Giving up plenty of yards and points in the first half and a still more in the third quarter, with the game on the line Coach Ellis Johnson's group put the clamps down on Missouri in a 59-42 win.
Just how good was Auburn's defense in the fourth quarter? Consider these numbers.
Through three quarters of play Missouri racked up 42 points, 19 first downs, 462 yards of total offense while converting on 3-10 third and fourth down attempts. In the final quarter Auburn's defense held Missouri to no points, three first downs, 82 yards of total offense and didn't allow a first down on five third or fourth down tries by the SEC East champions.
That has been the strength of the defense all season with one major exception as Auburn has allowed just 58 points in the fourth quarter in 13 games. When you consider that Georgia scored 21 of those points the numbers stand out even more dramatically.
In the other 12 games this season Auburn allowed a total of 37 points. That's an average of just 3.08 points per game in the final 15 minutes. Numbers like that will help you win a lot of football games.
While schemes always factor in as do the adjustments from Johnson and his staff, as much as anything it can be traced back to two things. The first is the strength and conditioning training by the Tigers under Ryan Russell. With the motto F.I.S.T., which is an abbreviation for fast, intense, strong and tough, the Tigers have been working since last January to be the stronger team at the end of games.
The second is the rotation of the defensive linemen throughout the game by Coach Rodney Garner. A proponent of playing two and three guys at every position, Garner's choice to rotate his guys every series has paid off in a big way this season.
Gabe Wright has started the last nine games, all victories for the 12-1 Tigers.
"It's one of the most important things as a team, but more importantly for our defense," junior defensive tackle Gabe Wright said. "Guys are fresh, what can I say. You've got the same five offensive linemen going week in and week out. If they want to pace then let them pace. You can pace, but we've got three other groups of defensive linemen you can pace. If you do the math they'll wear down much faster than we will."
Wright has become one of the leaders on the defensive line and his play has helped that happen. Leading all defensive linemen with 30 tackles this season while adding three sacks and eight and a half tackles for losses, Wright's tackle total is half of the 59 the interior defensive linemen made all of last season. His three sacks is more than the group produced in 12 games in 2012.
Montravius Adams makes a stop against Missouri
The older guys have benefitted from being fresh late in games, and late in the season, because Garner decided early in the schedule to play a group of talented newcomers even if they weren't ready coming out of the starting gate. Junior college defensive tackle Ben Bradley, freshman defensive tackle Montravius Adams, and freshmen defensive ends Carl Lawson and Elijah Daniel have all contributed greatly to the success of the Auburn team this year.

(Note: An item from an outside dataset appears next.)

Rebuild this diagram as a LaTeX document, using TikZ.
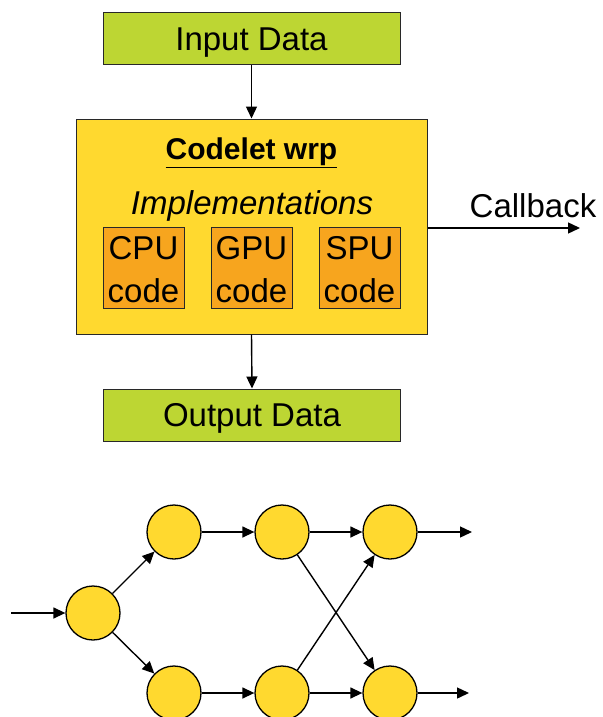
\documentclass[tikz,border=0pt]{standalone}
\usepackage{fontspec}
\setmainfont{Liberation Sans}
\usetikzlibrary{arrows.meta}
\definecolor{limebox}{RGB}{189,214,51}
\definecolor{wrapyellow}{RGB}{255,217,47}
\definecolor{codeorange}{RGB}{247,165,30}
\definecolor{edgegray}{RGB}{40,40,40}
\tikzset{
  x=1pt, y=-1pt,
  bigfont/.style={font=\fontsize{33}{38}\selectfont},
  databox/.style={draw=edgegray, line width=1pt, fill=limebox, minimum width=297pt, minimum height=52pt, inner sep=0pt, text depth=0pt, bigfont},
  wrapbox/.style={draw=edgegray, line width=1pt, fill=wrapyellow, minimum width=351pt, minimum height=215pt, inner sep=0pt},
  codebox/.style={draw=edgegray, line width=1pt, fill=codeorange, minimum width=81pt, minimum height=81pt, inner sep=0pt},
  task/.style={circle, draw=black, line width=1.3pt, fill=wrapyellow, minimum size=54pt, inner sep=0pt},
  flow/.style={draw=black, line width=1.4pt, -{Triangle[length=12pt,width=11pt]}},
}
\begin{document}
\begin{tikzpicture}
\useasboundingbox (0,0) rectangle (602,717);
\clip (0,0) rectangle (602,717);
\fill[white] (0,0) rectangle (602,717);

% codelet wrapper with its data
\node[databox] (in) at (251.5,39) {Input Data};
\node[wrapbox] (codelet) at (251.5,226.5) {};
\node[font=\fontsize{30}{36}\selectfont\bfseries] (title) at (251.5,153) {\underline{Codelet wrp}};
\node[font=\fontsize{33}{38}\selectfont\itshape] (impl) at (252,206) {Implementations};
\node[codebox] (cpu) at (143.5,267.5) {};
\node[codebox] (gpu) at (251.5,267.5) {};
\node[codebox] (spu) at (359.5,267.5) {};
\foreach \b/\t in {cpu/CPU, gpu/GPU, spu/SPU}{
  \node[bigfont] (\b top) at ([yshift=19.5pt]\b.center) {\t};
  \node[bigfont] (\b bot) at ([yshift=-23.5pt]\b.center) {code};
}
\node[databox] (out) at (252,415) {Output Data};
\coordinate (cb) at (580,228);
\node[bigfont] (cblabel) at (533,206) {Callback};

\draw[flow] (in.south) -- (codelet.north);
\draw[flow] (codelet.south) -- (out.north);
\draw[flow] (codelet.east |- cb) -- (cb);

% task graph
\node[task] (n0) at (93,613) {};
\node[task] (t1) at (174,532) {};
\node[task] (t2) at (282,532) {};
\node[task] (t3) at (390,532) {};
\node[task] (b1) at (174,693) {};
\node[task] (b2) at (282,693) {};
\node[task] (b3) at (390,693) {};
\coordinate (src) at (11,613);
\coordinate (outt) at (472,532);
\coordinate (outb) at (469,693);

\draw[flow] (src) -- (n0);
\draw[flow] (n0) -- (t1);
\draw[flow] (n0) -- (b1);
\draw[flow] (t1) -- (t2);
\draw[flow] (b1) -- (b2);
\draw[flow] (t2) -- (t3);
\draw[flow] (b2) -- (b3);
\draw[flow] (t2) -- (b3);
\draw[flow] (b2) -- (t3);
\draw[flow] (t3) -- (outt);
\draw[flow] (b3) -- (outb);
\end{tikzpicture}
\end{document}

A force off the edge, Lawson is second on the team with four sacks and has seven and a half tackles for losses. Despite being less than full speed due to injuries for a portion of the season, Adams has 20 tackles and seven quarterback pressures.

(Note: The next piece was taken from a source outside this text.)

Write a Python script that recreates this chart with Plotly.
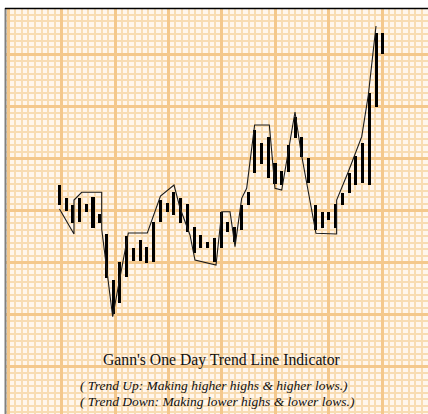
import plotly.graph_objects as go

# ---- data (arbitrary price units) ----
days = list(range(49))
highs = [215, 202, 195, 202, 196, 203, 186.5, 166.5, 120, 138.3,
         164, 151.7, 160, 153.3, 178.3, 200, 196.7, 208.3, 202.5, 196,
         173.3, 165, 158.3, 161.7, 188.3, 178.3, 173.3, 195, 208.3, 270,
         256.7, 263.3, 236.7, 229.5, 255, 283.3, 263.3, 241.7, 195, 188.3,
         188.3, 196, 207.3, 227.3, 243.7, 256.7, 306.7, 366.7, 367.5]
lows = [195, 189, 177, 178, 188, 171.7, 177, 121.7, 86, 96.7,
        123, 139, 139, 136.7, 138.3, 178, 188.3, 185, 177.5, 168,
        146.7, 151.7, 151.7, 138.3, 151.7, 168.3, 158.3, 170, 195, 227.5,
        236, 222.5, 216, 215, 228.3, 261.7, 243.3, 216.7, 170, 171.7,
        180, 171.7, 195, 207, 215, 217.5, 215, 293, 346]

trend_days = [0.03, 2.18, 2.18, 3.32, 6.29, 6.29, 7.92, 10.24, 13.06, 15.01,
              17.02, 17.91, 19.39, 20.13, 23.25, 24.1, 25.33, 26.07, 27.06, 27.8,
              28.98, 31.16, 32.0, 33.0, 34.97, 35.86, 38.08, 41.15, 41.15, 42.88,
              44.87, 45.85, 46.99]
trend_prices = [191, 166, 200, 207.7, 207.7, 171, 83.3, 167, 167, 204,
                215, 192, 165, 140, 135, 188.3, 188.3, 153.3, 201.7, 211.7,
                275, 275, 211.7, 210, 288, 248, 166.7, 166, 200, 228.3,
                263.3, 305, 374]

title_text = "Gann's One Day Trend Line Indicator"
line_up = "( Trend Up: Making higher highs &amp; higher lows.)"
line_down = "( Trend Down: Making lower highs &amp; lower lows.)"

W, H = 428, 414
LEFT, TOP = 6, 8
PX_PER_DAY = 6.74
DAY0_PX = 59.3

fig = go.Figure()
# dummy trace so that the graph-paper axes render
fig.add_trace(go.Scatter(x=[LEFT], y=[H], mode="markers", marker=dict(opacity=0),
                         showlegend=False, hoverinfo="skip", xaxis="x", yaxis="y"))
fig.add_trace(go.Bar(x=days, y=[h - l for h, l in zip(highs, lows)], base=lows,
                     width=0.45, marker=dict(color="#000000", line=dict(width=0)),
                     showlegend=False, hoverinfo="skip", xaxis="x2", yaxis="y2"))
fig.add_trace(go.Scatter(x=trend_days, y=trend_prices, mode="lines",
                         line=dict(color="#1a1a1a", width=1.1),
                         showlegend=False, hoverinfo="skip", xaxis="x2", yaxis="y2"))

dom_x = [LEFT / W, 1]
dom_y = [0, 1 - TOP / H]
minor_col = "#F8DCB2"
major_col = "#F4C88C"

fig.update_layout(
    width=W, height=H, margin=dict(l=0, r=0, t=0, b=0),
    paper_bgcolor="#FFFFFF", plot_bgcolor="#FFF6EC",
    hovermode=False,
    xaxis=dict(domain=dom_x, range=[LEFT, W], showticklabels=False, ticks="",
               zeroline=False, showline=False, tick0=61.7, dtick=53.4,
               showgrid=True, gridcolor=major_col, gridwidth=3,
               minor=dict(tick0=61.7, dtick=53.4 / 8, showgrid=True,
                          gridcolor=minor_col, gridwidth=2)),
    yaxis=dict(domain=dom_y, range=[H, TOP], showticklabels=False, ticks="",
               zeroline=False, showline=False, tick0=54, dtick=52.1,
               showgrid=True, gridcolor=major_col, gridwidth=3,
               minor=dict(tick0=54, dtick=52.1 / 8, showgrid=True,
                          gridcolor=minor_col, gridwidth=2)),
    xaxis2=dict(domain=dom_x, overlaying="x",
                range=[(LEFT - DAY0_PX) / PX_PER_DAY, (W - DAY0_PX) / PX_PER_DAY],
                showgrid=False, showticklabels=False, ticks="", zeroline=False),
    yaxis2=dict(domain=dom_y, overlaying="y", range=[400 - H, 400 - TOP],
                showgrid=False, showticklabels=False, ticks="", zeroline=False),
    bargap=0,
    shapes=[
        dict(type="line", xref="paper", yref="paper", x0=5.5 / W, x1=5.5 / W,
             y0=0, y1=1 - 8 / H, line=dict(color="#808080", width=2)),
        dict(type="line", xref="paper", yref="paper", x0=5 / W, x1=1,
             y0=1 - 8.5 / H, y1=1 - 8.5 / H, line=dict(color="#000000", width=1.5)),
    ],
    annotations=[
        dict(text=title_text, xref="paper", yref="paper", x=222 / W, y=1 - 359.5 / H,
             xanchor="center", yanchor="middle", showarrow=False,
             font=dict(family="Liberation Serif", size=15.7, color="#111111")),
        dict(text="<i>" + line_up + "</i>", xref="paper", yref="paper", x=78 / W,
             y=1 - 385 / H, xanchor="left", yanchor="middle", showarrow=False,
             font=dict(family="Liberation Serif", size=13.5, color="#111111")),
        dict(text="<i>" + line_down + "</i>", xref="paper", yref="paper", x=78 / W,
             y=1 - 401 / H, xanchor="left", yanchor="middle", showarrow=False,
             font=dict(family="Liberation Serif", size=13.5, color="#111111")),
    ],
)

fig.write_html("out.html", config={"displayModeBar": False, "staticPlot": True},
               post_script="document.body.style.margin='0';")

A steady player in the middle, Bradley has added 14 tackles.
Daniel has become one of Auburn's most productive freshmen. He began the season at end, but has seen much of his playing time at tackle in pass rush situation. He has become a weapon for the Tigers. With two and a half sacks, three tackles for losses and 11 quarterback pressures, his production for a limited number of plays has been through the roof.
Both Daniel and Adams credit Garner's rotation for bringing them along this year and also making the group better by keeping them fresh for the fourth quarter.
It was really important because it's a long game," Daniel said. "You can get tired easily. Coach Garner keeps us fresh and ready to play."
Adams agreed with his fellow freshman, especially when considering Auburn's victory in the SEC Championship Game. With Missouri trailing in the fourth quarter and needing to throw the ball, Auburn's defensive linemen were able to pressure James Franklin to put the finishing touches on the Auburn victory.
"That was very important because as I was watching the game when I was on the sidelines, if you really look at the game when we took the lead you could tell they had gotten tired," Adams pointed out. "We were still fresh."
Heading to the BCS National Championship Game on Jan. 6 against top-ranked Florida State, Auburn's defense will again be challenged by one of the most potent offensive groups in the country. With Jameis Winston a deadly passer and weapons all over the field, the Tigers will have a difficult time keeping the Seminoles from scoring, but look for Auburn to keep pressing to make the type of plays that help win games. That is what they've done all season and Adams said it has made it a year to remember for him.
"It means a lot to me because everybody doubted Auburn," Adams said. "Everybody questioned my decision about me coming here because they were 3-9 last year. It really doesn't even matter. This is a good team. We always listen to our coaches and stay together and do what they say. They say to take it one practice at a time, one game at a time, and that's what we've been doing."